Carbon nanoparticles quench potent free radicals and stabilise cerebral blood flow.
Following a traumatic head injury, a cascade of secondary problems can occur. Cells start to release excessive amounts of a toxic free radical, superoxide (SO), into the blood. It causes inflammation and overwhelms the brain’s natural defences.
Limiting the amount of SO after brain injury is key to effective emergency treatment and full recovery of trauma patients. On this premise, US researchers from Rice University and Baylor College of Medicine have developed carbon nanoparticles that are capable of immediately destroying thousands of SO molecules at once. This is a major medical breakthrough considering our body’s natural SO neutraliser, superoxide dismutase (SOD), can interact with just one SO molecule at a time.

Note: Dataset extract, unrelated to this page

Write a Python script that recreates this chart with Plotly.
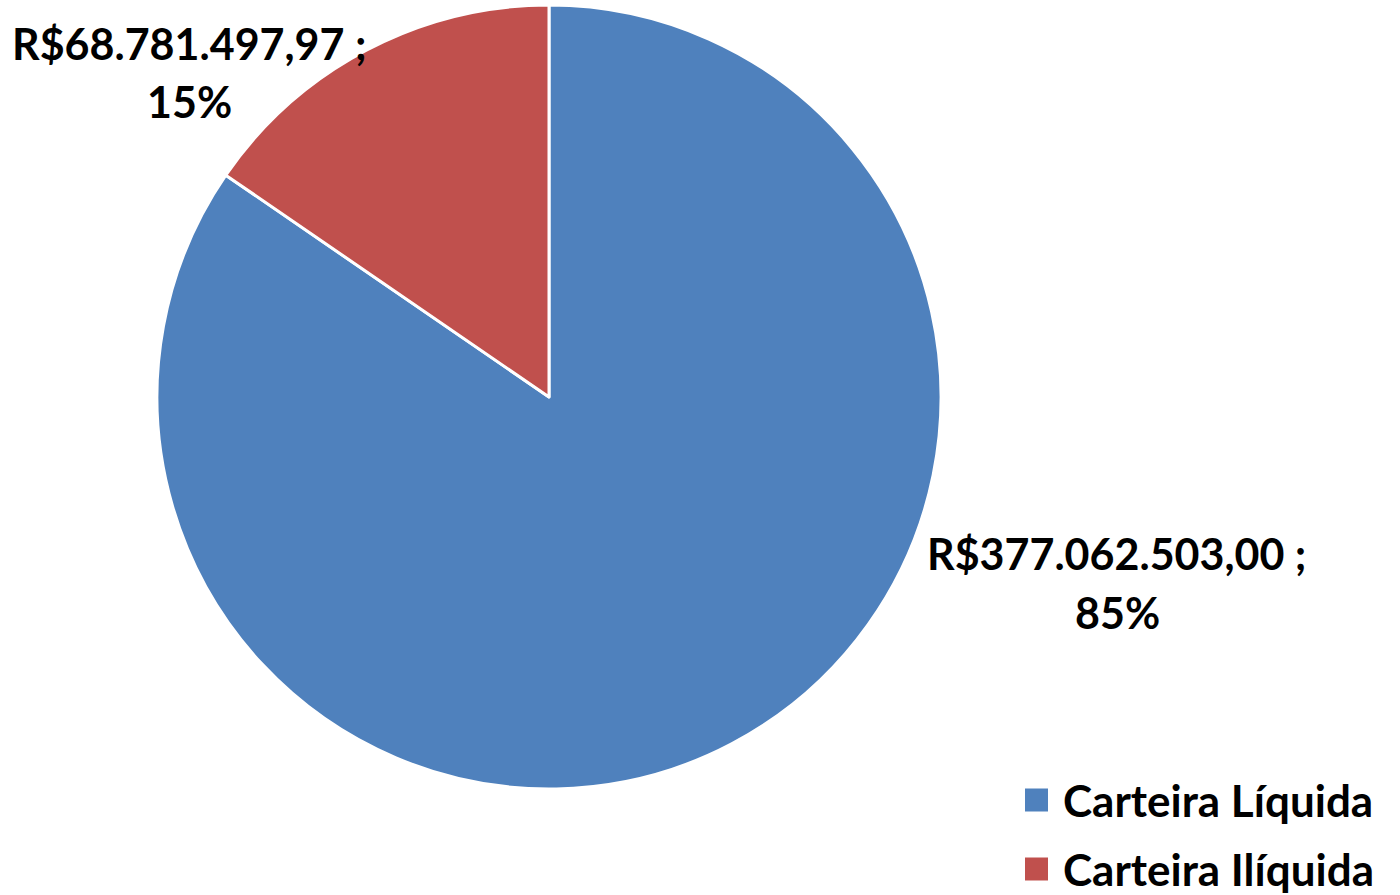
import plotly.graph_objects as go

labels = ["Carteira Líquida", "Carteira Ilíquida"]
values = [377062503.00, 68781497.97]
colors = ["#4F81BD", "#C0504D"]

W, H = 1400, 895


def brl(v):
    s = f"{v:,.2f}"
    s = s.replace(",", "X").replace(".", ",").replace("X", ".")
    return "R$" + s


total = sum(values)
pcts = [round(v / total * 100) for v in values]

fig = go.Figure(
    go.Pie(
        labels=labels,
        values=values,
        sort=False,
        direction="clockwise",
        rotation=0,
        marker=dict(colors=colors, line=dict(color="white", width=3)),
        textinfo="none",
        hoverinfo="label+value+percent",
        showlegend=False,
        domain=dict(x=[157 / W, 941 / W], y=[106 / H, 890 / H]),
    )
)

font = dict(family="Lato", size=43, color="black", weight="bold")
legfont = dict(family="Lato", size=44, color="black", weight="bold")


def px(x):
    return x / W


def py(y):
    return 1 - y / H


# data labels (line 1: value, line 2: percent)
label_pos = [(1117, 553, 612), (190, 43, 101)]
ann = []
for i, (cx, y1, y2) in enumerate(label_pos):
    ann.append(dict(x=px(cx), y=py(y1), xref="paper", yref="paper", text=brl(values[i]) + " ;",
                    showarrow=False, xanchor="center", yanchor="middle", font=font))
    ann.append(dict(x=px(cx), y=py(y2), xref="paper", yref="paper", text=f"{pcts[i]}%",
                    showarrow=False, xanchor="center", yanchor="middle", font=font))

# legend
shapes = []
leg_rows = [800, 869]
for i, ly in enumerate(leg_rows):
    shapes.append(dict(type="rect", xref="paper", yref="paper",
                       x0=px(1025), x1=px(1048), y0=py(ly - 11.5), y1=py(ly + 11.5),
                       fillcolor=colors[i], line=dict(width=0)))
    ann.append(dict(x=px(1061), y=py(ly), xref="paper", yref="paper", text=labels[i],
                    showarrow=False, xanchor="left", yanchor="middle", font=legfont))

fig.update_layout(
    width=W, height=H,
    margin=dict(l=0, r=0, t=0, b=0),
    paper_bgcolor="white",
    plot_bgcolor="white",
    annotations=ann,
    shapes=shapes,
)

fig.write_html("out.html", config={"displayModeBar": False},
               post_script="document.body.style.margin='0';document.body.style.overflow='hidden';")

“There are many ways free radicals injure the brain and blood supply,” says Thomas Kent, co-author of the paper published in the American Chemical Society journal ACS Nano. “One important way is to interact with nitric oxide, [which] is a dilator that allows blood vessels to react to low blood pressure, like what happens during haemorrhagic shock… When SO and NO react, it creates more damaging chemicals, but also prevents NO from doing its important action.”

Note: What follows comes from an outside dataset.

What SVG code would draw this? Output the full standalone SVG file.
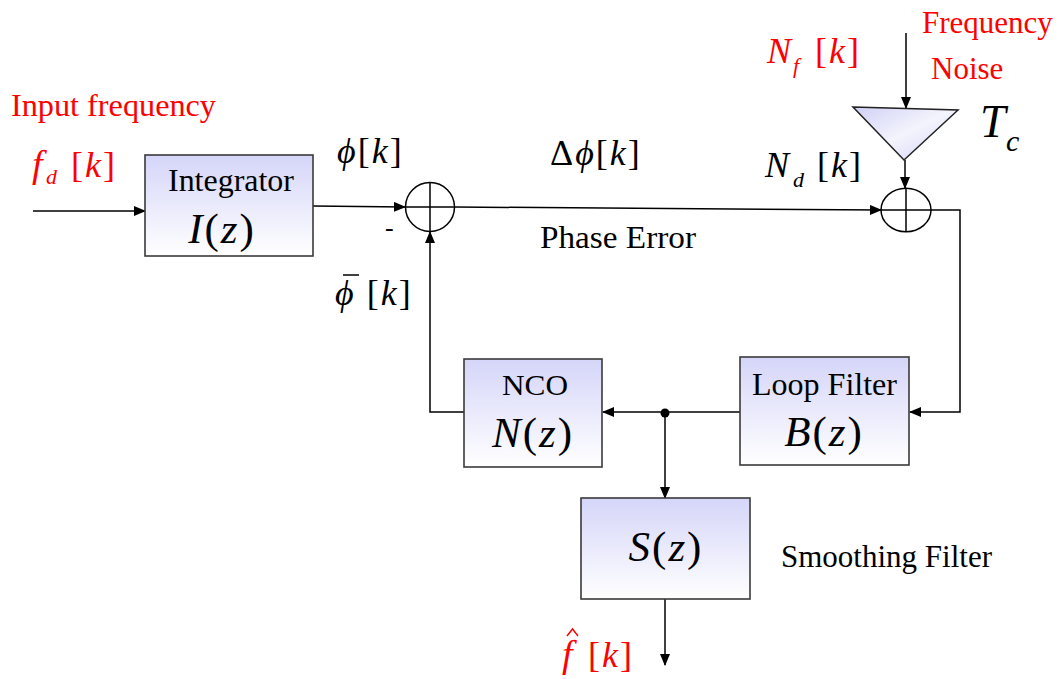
<svg xmlns="http://www.w3.org/2000/svg" width="1061" height="679" viewBox="0 0 1061 679">
<defs>
<linearGradient id="boxg" x1="0" y1="0" x2="0" y2="1">
<stop offset="0" stop-color="#d5d5f9"/>
<stop offset="1" stop-color="#ffffff"/>
</linearGradient>
<linearGradient id="trig" x1="0" y1="0" x2="1" y2="1">
<stop offset="0" stop-color="#d0d0f6"/>
<stop offset="0.5" stop-color="#f4f4fd"/>
<stop offset="1" stop-color="#d0d0f6"/>
</linearGradient>
<marker id="arr" markerWidth="12" markerHeight="10" refX="11" refY="5" orient="auto" markerUnits="userSpaceOnUse">
<path d="M0,0 L12,5 L0,10 Z" fill="#000"/>
</marker>
<style>
.box{fill:url(#boxg);stroke:#3a3a3a;stroke-width:1.6}
.ln{fill:none;stroke:#000;stroke-width:1.5}
.arr{marker-end:url(#arr)}
text{font-family:'Liberation Serif','Times New Roman',serif;fill:#000}
.red{fill:#ff0000}
.it{font-style:italic}
.lab{font-size:31px}
.math{font-size:43px;letter-spacing:2px}
.sym{font-size:36px;letter-spacing:2px}
.sub{font-size:22px;font-style:italic}
</style>
</defs>

<g id="connectors">
<path class="ln arr" d="M33,211 L145,211"/>
<path class="ln arr" d="M313,206 L405,207"/>
<path class="ln arr" d="M455,207 L881,210"/>
<path class="ln arr" d="M906,33 L906,108"/>
<path class="ln arr" d="M905,160 L905,188"/>
<path class="ln arr" d="M931,210 L960,210 L960,412 L910,412"/>
<path class="ln arr" d="M740,412 L603,412"/>
<path class="ln arr" d="M464,412 L430,412 L430,232"/>
<path class="ln arr" d="M665,413 L665,498"/>
<path class="ln arr" d="M665,599 L665,665"/>
<circle cx="665" cy="413" r="4.5" fill="#000"/>
</g>

<g id="integrator">
<rect class="box" x="145" y="155" width="168" height="101"/>
<text class="lab" x="168" y="191" textLength="126" lengthAdjust="spacingAndGlyphs">Integrator</text>
<text class="math" x="222" y="243" text-anchor="middle"><tspan class="it">I</tspan>(<tspan class="it">z</tspan>)</text>
</g>

<g id="sum1">
<circle cx="430" cy="207" r="24.5" fill="#fff" stroke="#000" stroke-width="1.5"/>
<path class="ln" d="M405.5,207 H454.5 M430,182.5 V231.5"/>
</g>

<g id="sum2">
<ellipse cx="906" cy="210" rx="25" ry="21.7" fill="#fff" stroke="#000" stroke-width="1.5"/>
<path class="ln" d="M881,210 H931 M906,188.3 V231.7"/>
</g>

<g id="gain">
<path d="M853,107 L958,110 L904,160 Z" fill="url(#trig)" stroke="#222" stroke-width="1.5"/>
<text class="it" x="980" y="137" font-size="46">T</text>
<text class="it" x="1006" y="151" font-size="30">c</text>
</g>

<g id="nco">
<rect class="box" x="464" y="359" width="138" height="108"/>
<text x="502" y="395" font-size="30" textLength="66" lengthAdjust="spacingAndGlyphs">NCO</text>
<text class="math" x="533" y="447" text-anchor="middle"><tspan class="it">N</tspan>(<tspan class="it">z</tspan>)</text>
</g>

<g id="loopfilter">
<rect class="box" x="740" y="357" width="169" height="108"/>
<text class="lab" x="752" y="395" textLength="145" lengthAdjust="spacingAndGlyphs">Loop Filter</text>
<text class="math" x="824" y="446" text-anchor="middle"><tspan class="it">B</tspan>(<tspan class="it">z</tspan>)</text>
</g>

<g id="smoothing">
<rect class="box" x="581" y="498" width="169" height="101"/>
<text class="math" x="666" y="561" text-anchor="middle"><tspan class="it">S</tspan>(<tspan class="it">z</tspan>)</text>
</g>

<g id="labels">
<text class="red lab" x="11" y="116" textLength="205" lengthAdjust="spacingAndGlyphs">Input frequency</text>
<text class="red it" x="32" y="177" font-size="38">f</text>
<text class="red sub" x="46" y="184">d</text>
<text class="red sym" x="71" y="177">[<tspan class="it">k</tspan>]</text>

<text class="sym" x="337" y="163"><tspan class="it">ϕ</tspan>[<tspan class="it">k</tspan>]</text>
<text x="385" y="236" font-size="26">-</text>
<text class="sym" x="335" y="305"><tspan class="it">ϕ</tspan> [<tspan class="it">k</tspan>]</text>
<path class="ln" d="M343,275 H359"/>

<text class="sym" x="550" y="165">Δ<tspan class="it">ϕ</tspan>[<tspan class="it">k</tspan>]</text>
<text class="lab" x="540" y="248" textLength="156" lengthAdjust="spacingAndGlyphs">Phase Error</text>

<text class="red it" x="767" y="63" font-size="36">N</text>
<text class="red sub" x="793" y="73">f</text>
<text class="red sym" x="815" y="63">[<tspan class="it">k</tspan>]</text>
<text class="red lab" x="922" y="33">Frequency</text>
<text class="red lab" x="931" y="79">Noise</text>

<text class="it" x="765" y="177" font-size="36">N</text>
<text class="sub" x="793" y="187">d</text>
<text class="sym" x="817" y="177">[<tspan class="it">k</tspan>]</text>

<text class="lab" x="781" y="567">Smoothing Filter</text>

<text class="red it" x="562" y="667" font-size="38">f</text>
<path d="M567,636 L572.5,629 L578,636" fill="none" stroke="#ff0000" stroke-width="1.5"/>
<text class="red sym" x="588" y="667">[<tspan class="it">k</tspan>]</text>
</g>
</svg>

The nanoparticles developed by the researchers are called combined polyethylene glycol-hydrophilic carbon clusters (PEG-HCC). They are known antioxidants because of the way they interact with free radicals and are already being tested to enhance cancer treatment. They have also been shown to restore cerebral blood flow in animal studies of brain trauma.
“The carbon nanoparticles scavenge excess SO and deactivate [it] and all subsequent downstream products that would have formed”¦ So blood flow is restored to normal,” says co-author James Tour from Rice University. “This is one of the remarkable characteristics of the nanoparticles: they scavenge the damaging radicals while not affecting nitric oxide,” adds Kent.
The researchers have repeated the tests three times and obtained the same results. They plan on getting another laboratory to replicate the study to show that neurological function is definitely improved following the treatment. In future studies they hope to devise a method of getting the nanoparticles to target specific cell types that are affected after trauma and also hope to elucidate the precise mechanism of action of these promising carbon compounds.